(Work to do): From the listing that follows, extract every line and set it down unaltered.

(Information shown):
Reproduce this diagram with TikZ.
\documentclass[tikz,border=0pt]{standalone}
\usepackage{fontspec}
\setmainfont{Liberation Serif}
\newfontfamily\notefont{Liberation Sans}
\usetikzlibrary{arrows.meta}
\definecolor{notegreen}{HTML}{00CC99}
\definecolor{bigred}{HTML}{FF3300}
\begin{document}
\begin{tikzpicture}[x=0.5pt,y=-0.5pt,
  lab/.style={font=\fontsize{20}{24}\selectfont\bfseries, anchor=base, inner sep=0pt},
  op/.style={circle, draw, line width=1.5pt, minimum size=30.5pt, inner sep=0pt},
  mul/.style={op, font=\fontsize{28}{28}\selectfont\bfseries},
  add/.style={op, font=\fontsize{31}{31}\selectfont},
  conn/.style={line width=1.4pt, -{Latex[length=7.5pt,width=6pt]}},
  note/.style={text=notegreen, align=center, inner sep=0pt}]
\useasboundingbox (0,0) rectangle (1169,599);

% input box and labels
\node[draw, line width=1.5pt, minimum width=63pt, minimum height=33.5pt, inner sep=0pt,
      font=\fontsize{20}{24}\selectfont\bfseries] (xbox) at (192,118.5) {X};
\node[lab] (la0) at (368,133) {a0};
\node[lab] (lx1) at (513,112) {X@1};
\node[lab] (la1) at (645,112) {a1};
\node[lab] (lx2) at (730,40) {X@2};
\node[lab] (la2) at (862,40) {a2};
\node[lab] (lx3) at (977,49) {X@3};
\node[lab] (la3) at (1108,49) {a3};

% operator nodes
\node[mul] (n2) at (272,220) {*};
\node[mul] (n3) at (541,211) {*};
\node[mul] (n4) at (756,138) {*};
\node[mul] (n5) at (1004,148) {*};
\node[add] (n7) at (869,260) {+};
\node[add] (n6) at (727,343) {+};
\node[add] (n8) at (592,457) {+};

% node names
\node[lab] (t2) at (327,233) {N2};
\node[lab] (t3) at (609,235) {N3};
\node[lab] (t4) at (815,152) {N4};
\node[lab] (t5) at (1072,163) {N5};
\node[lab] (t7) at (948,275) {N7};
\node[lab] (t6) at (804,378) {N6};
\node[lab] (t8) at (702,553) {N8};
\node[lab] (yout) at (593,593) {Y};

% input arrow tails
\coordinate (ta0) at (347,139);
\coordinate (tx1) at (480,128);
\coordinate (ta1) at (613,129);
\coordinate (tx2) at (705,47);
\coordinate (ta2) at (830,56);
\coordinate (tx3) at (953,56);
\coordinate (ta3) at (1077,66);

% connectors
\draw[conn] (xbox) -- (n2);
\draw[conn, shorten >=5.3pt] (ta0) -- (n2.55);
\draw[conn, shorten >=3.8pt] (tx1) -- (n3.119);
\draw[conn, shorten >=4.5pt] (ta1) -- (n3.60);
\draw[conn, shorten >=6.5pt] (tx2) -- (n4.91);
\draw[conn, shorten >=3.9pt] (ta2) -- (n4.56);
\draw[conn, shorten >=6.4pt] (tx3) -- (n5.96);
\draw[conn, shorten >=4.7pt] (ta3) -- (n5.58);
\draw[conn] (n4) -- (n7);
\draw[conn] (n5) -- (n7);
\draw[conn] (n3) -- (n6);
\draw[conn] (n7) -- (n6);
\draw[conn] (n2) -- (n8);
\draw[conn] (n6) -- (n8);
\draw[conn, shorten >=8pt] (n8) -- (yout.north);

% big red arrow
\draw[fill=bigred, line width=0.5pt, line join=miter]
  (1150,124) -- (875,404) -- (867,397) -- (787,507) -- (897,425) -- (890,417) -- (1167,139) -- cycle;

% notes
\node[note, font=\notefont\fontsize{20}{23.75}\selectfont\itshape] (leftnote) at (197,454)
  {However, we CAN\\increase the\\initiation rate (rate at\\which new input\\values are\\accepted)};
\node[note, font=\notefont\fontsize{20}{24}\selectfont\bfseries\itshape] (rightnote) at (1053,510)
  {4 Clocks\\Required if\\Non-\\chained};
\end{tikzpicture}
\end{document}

(The response):
Reproduce this diagram with TikZ.
\documentclass[tikz,border=0pt]{standalone}
\usepackage{fontspec}
\setmainfont{Liberation Serif}
\newfontfamily\notefont{Liberation Sans}
\usetikzlibrary{arrows.meta}
\definecolor{notegreen}{HTML}{00CC99}
\definecolor{bigred}{HTML}{FF3300}
\begin{document}
\begin{tikzpicture}[x=0.5pt,y=-0.5pt,
  lab/.style={font=\fontsize{20}{24}\selectfont\bfseries, anchor=base, inner sep=0pt},
  op/.style={circle, draw, line width=1.5pt, minimum size=30.5pt, inner sep=0pt},
  mul/.style={op, font=\fontsize{28}{28}\selectfont\bfseries},
  add/.style={op, font=\fontsize{31}{31}\selectfont},
  conn/.style={line width=1.4pt, -{Latex[length=7.5pt,width=6pt]}},
  note/.style={text=notegreen, align=center, inner sep=0pt}]
\useasboundingbox (0,0) rectangle (1169,599);

% input box and labels
\node[draw, line width=1.5pt, minimum width=63pt, minimum height=33.5pt, inner sep=0pt,
      font=\fontsize{20}{24}\selectfont\bfseries] (xbox) at (192,118.5) {X};
\node[lab] (la0) at (368,133) {a0};
\node[lab] (lx1) at (513,112) {X@1};
\node[lab] (la1) at (645,112) {a1};
\node[lab] (lx2) at (730,40) {X@2};
\node[lab] (la2) at (862,40) {a2};
\node[lab] (lx3) at (977,49) {X@3};
\node[lab] (la3) at (1108,49) {a3};

% operator nodes
\node[mul] (n2) at (272,220) {*};
\node[mul] (n3) at (541,211) {*};
\node[mul] (n4) at (756,138) {*};
\node[mul] (n5) at (1004,148) {*};
\node[add] (n7) at (869,260) {+};
\node[add] (n6) at (727,343) {+};
\node[add] (n8) at (592,457) {+};

% node names
\node[lab] (t2) at (327,233) {N2};
\node[lab] (t3) at (609,235) {N3};
\node[lab] (t4) at (815,152) {N4};
\node[lab] (t5) at (1072,163) {N5};
\node[lab] (t7) at (948,275) {N7};
\node[lab] (t6) at (804,378) {N6};
\node[lab] (t8) at (702,553) {N8};
\node[lab] (yout) at (593,593) {Y};

% input arrow tails
\coordinate (ta0) at (347,139);
\coordinate (tx1) at (480,128);
\coordinate (ta1) at (613,129);
\coordinate (tx2) at (705,47);
\coordinate (ta2) at (830,56);
\coordinate (tx3) at (953,56);
\coordinate (ta3) at (1077,66);

% connectors
\draw[conn] (xbox) -- (n2);
\draw[conn, shorten >=5.3pt] (ta0) -- (n2.55);
\draw[conn, shorten >=3.8pt] (tx1) -- (n3.119);
\draw[conn, shorten >=4.5pt] (ta1) -- (n3.60);
\draw[conn, shorten >=6.5pt] (tx2) -- (n4.91);
\draw[conn, shorten >=3.9pt] (ta2) -- (n4.56);
\draw[conn, shorten >=6.4pt] (tx3) -- (n5.96);
\draw[conn, shorten >=4.7pt] (ta3) -- (n5.58);
\draw[conn] (n4) -- (n7);
\draw[conn] (n5) -- (n7);
\draw[conn] (n3) -- (n6);
\draw[conn] (n7) -- (n6);
\draw[conn] (n2) -- (n8);
\draw[conn] (n6) -- (n8);
\draw[conn, shorten >=8pt] (n8) -- (yout.north);

% big red arrow
\draw[fill=bigred, line width=0.5pt, line join=miter]
  (1150,124) -- (875,404) -- (867,397) -- (787,507) -- (897,425) -- (890,417) -- (1167,139) -- cycle;

% notes
\node[note, font=\notefont\fontsize{20}{23.75}\selectfont\itshape] (leftnote) at (197,454)
  {However, we CAN\\increase the\\initiation rate (rate at\\which new input\\values are\\accepted)};
\node[note, font=\notefont\fontsize{20}{24}\selectfont\bfseries\itshape] (rightnote) at (1053,510)
  {4 Clocks\\Required if\\Non-\\chained};
\end{tikzpicture}
\end{document}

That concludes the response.